Work to do →
Skip every image and restate the data word for word.

Data segment →
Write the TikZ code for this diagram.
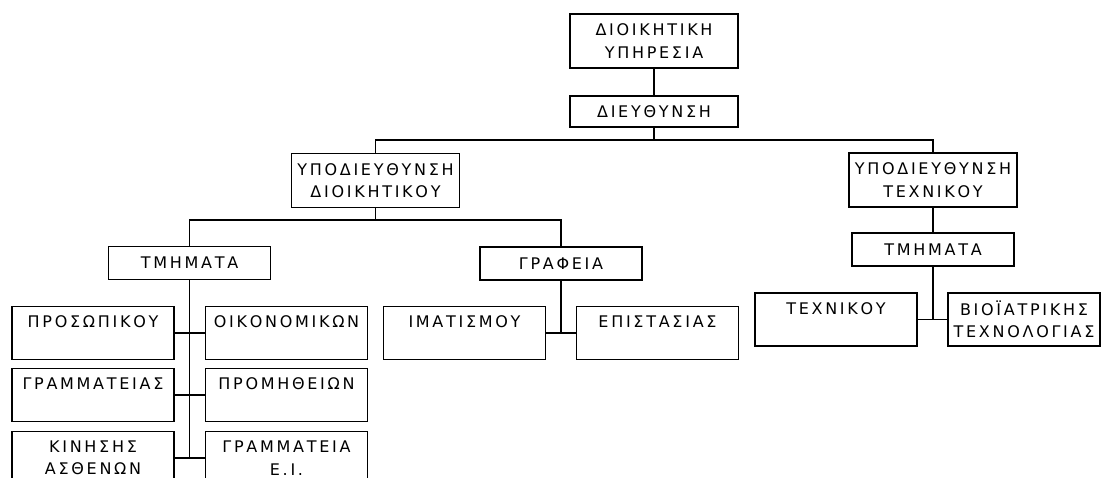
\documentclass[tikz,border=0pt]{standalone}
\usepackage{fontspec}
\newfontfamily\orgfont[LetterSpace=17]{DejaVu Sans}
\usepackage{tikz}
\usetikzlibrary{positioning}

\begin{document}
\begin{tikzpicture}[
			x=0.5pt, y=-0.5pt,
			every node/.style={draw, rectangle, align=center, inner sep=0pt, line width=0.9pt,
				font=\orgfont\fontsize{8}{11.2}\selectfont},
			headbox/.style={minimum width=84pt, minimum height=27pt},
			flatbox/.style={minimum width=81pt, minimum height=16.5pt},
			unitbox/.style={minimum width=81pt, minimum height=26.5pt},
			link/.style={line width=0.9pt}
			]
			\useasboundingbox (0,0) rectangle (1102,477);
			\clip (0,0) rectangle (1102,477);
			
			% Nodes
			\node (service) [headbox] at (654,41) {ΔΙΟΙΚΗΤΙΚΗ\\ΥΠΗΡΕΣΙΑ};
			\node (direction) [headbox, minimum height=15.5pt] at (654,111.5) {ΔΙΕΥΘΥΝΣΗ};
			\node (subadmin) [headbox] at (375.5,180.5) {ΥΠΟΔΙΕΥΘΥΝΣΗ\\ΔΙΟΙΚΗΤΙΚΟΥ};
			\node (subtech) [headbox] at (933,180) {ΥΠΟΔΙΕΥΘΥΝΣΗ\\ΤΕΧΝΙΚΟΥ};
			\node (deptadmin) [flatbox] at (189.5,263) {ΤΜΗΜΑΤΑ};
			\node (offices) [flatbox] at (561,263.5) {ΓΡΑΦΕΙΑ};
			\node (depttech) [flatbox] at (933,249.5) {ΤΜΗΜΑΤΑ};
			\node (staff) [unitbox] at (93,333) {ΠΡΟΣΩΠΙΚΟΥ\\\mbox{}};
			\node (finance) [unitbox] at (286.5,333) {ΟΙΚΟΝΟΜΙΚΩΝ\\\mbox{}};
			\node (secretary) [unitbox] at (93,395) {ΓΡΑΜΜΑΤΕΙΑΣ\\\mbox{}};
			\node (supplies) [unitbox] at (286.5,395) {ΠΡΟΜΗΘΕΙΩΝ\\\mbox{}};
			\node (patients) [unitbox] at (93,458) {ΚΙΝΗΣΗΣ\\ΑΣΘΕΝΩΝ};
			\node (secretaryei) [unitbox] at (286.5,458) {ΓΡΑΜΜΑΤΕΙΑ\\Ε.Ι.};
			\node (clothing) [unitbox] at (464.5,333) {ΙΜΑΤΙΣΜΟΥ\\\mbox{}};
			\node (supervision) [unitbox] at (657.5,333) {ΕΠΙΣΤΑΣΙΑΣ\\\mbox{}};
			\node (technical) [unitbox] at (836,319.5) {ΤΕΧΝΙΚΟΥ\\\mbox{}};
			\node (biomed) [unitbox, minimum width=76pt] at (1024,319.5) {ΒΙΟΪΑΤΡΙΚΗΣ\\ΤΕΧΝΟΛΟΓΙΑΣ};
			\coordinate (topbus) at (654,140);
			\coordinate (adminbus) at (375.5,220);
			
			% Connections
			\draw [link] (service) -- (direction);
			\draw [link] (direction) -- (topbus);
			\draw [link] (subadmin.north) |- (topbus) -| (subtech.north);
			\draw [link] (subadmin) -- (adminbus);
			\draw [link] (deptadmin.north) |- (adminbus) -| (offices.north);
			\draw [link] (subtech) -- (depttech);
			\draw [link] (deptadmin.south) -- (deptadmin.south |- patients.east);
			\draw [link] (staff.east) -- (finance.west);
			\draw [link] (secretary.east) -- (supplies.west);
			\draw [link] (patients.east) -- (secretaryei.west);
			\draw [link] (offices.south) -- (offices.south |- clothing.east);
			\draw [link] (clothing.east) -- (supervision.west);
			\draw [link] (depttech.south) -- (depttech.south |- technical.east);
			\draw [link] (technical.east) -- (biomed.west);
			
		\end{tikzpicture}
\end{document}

Exercise solution →
Write the TikZ code for this diagram.
\documentclass[tikz,border=0pt]{standalone}
\usepackage{fontspec}
\newfontfamily\orgfont[LetterSpace=17]{DejaVu Sans}
\usepackage{tikz}
\usetikzlibrary{positioning}

\begin{document}
\begin{tikzpicture}[
			x=0.5pt, y=-0.5pt,
			every node/.style={draw, rectangle, align=center, inner sep=0pt, line width=0.9pt,
				font=\orgfont\fontsize{8}{11.2}\selectfont},
			headbox/.style={minimum width=84pt, minimum height=27pt},
			flatbox/.style={minimum width=81pt, minimum height=16.5pt},
			unitbox/.style={minimum width=81pt, minimum height=26.5pt},
			link/.style={line width=0.9pt}
			]
			\useasboundingbox (0,0) rectangle (1102,477);
			\clip (0,0) rectangle (1102,477);
			
			% Nodes
			\node (service) [headbox] at (654,41) {ΔΙΟΙΚΗΤΙΚΗ\\ΥΠΗΡΕΣΙΑ};
			\node (direction) [headbox, minimum height=15.5pt] at (654,111.5) {ΔΙΕΥΘΥΝΣΗ};
			\node (subadmin) [headbox] at (375.5,180.5) {ΥΠΟΔΙΕΥΘΥΝΣΗ\\ΔΙΟΙΚΗΤΙΚΟΥ};
			\node (subtech) [headbox] at (933,180) {ΥΠΟΔΙΕΥΘΥΝΣΗ\\ΤΕΧΝΙΚΟΥ};
			\node (deptadmin) [flatbox] at (189.5,263) {ΤΜΗΜΑΤΑ};
			\node (offices) [flatbox] at (561,263.5) {ΓΡΑΦΕΙΑ};
			\node (depttech) [flatbox] at (933,249.5) {ΤΜΗΜΑΤΑ};
			\node (staff) [unitbox] at (93,333) {ΠΡΟΣΩΠΙΚΟΥ\\\mbox{}};
			\node (finance) [unitbox] at (286.5,333) {ΟΙΚΟΝΟΜΙΚΩΝ\\\mbox{}};
			\node (secretary) [unitbox] at (93,395) {ΓΡΑΜΜΑΤΕΙΑΣ\\\mbox{}};
			\node (supplies) [unitbox] at (286.5,395) {ΠΡΟΜΗΘΕΙΩΝ\\\mbox{}};
			\node (patients) [unitbox] at (93,458) {ΚΙΝΗΣΗΣ\\ΑΣΘΕΝΩΝ};
			\node (secretaryei) [unitbox] at (286.5,458) {ΓΡΑΜΜΑΤΕΙΑ\\Ε.Ι.};
			\node (clothing) [unitbox] at (464.5,333) {ΙΜΑΤΙΣΜΟΥ\\\mbox{}};
			\node (supervision) [unitbox] at (657.5,333) {ΕΠΙΣΤΑΣΙΑΣ\\\mbox{}};
			\node (technical) [unitbox] at (836,319.5) {ΤΕΧΝΙΚΟΥ\\\mbox{}};
			\node (biomed) [unitbox, minimum width=76pt] at (1024,319.5) {ΒΙΟΪΑΤΡΙΚΗΣ\\ΤΕΧΝΟΛΟΓΙΑΣ};
			\coordinate (topbus) at (654,140);
			\coordinate (adminbus) at (375.5,220);
			
			% Connections
			\draw [link] (service) -- (direction);
			\draw [link] (direction) -- (topbus);
			\draw [link] (subadmin.north) |- (topbus) -| (subtech.north);
			\draw [link] (subadmin) -- (adminbus);
			\draw [link] (deptadmin.north) |- (adminbus) -| (offices.north);
			\draw [link] (subtech) -- (depttech);
			\draw [link] (deptadmin.south) -- (deptadmin.south |- patients.east);
			\draw [link] (staff.east) -- (finance.west);
			\draw [link] (secretary.east) -- (supplies.west);
			\draw [link] (patients.east) -- (secretaryei.west);
			\draw [link] (offices.south) -- (offices.south |- clothing.east);
			\draw [link] (clothing.east) -- (supervision.west);
			\draw [link] (depttech.south) -- (depttech.south |- technical.east);
			\draw [link] (technical.east) -- (biomed.west);
			
		\end{tikzpicture}
\end{document}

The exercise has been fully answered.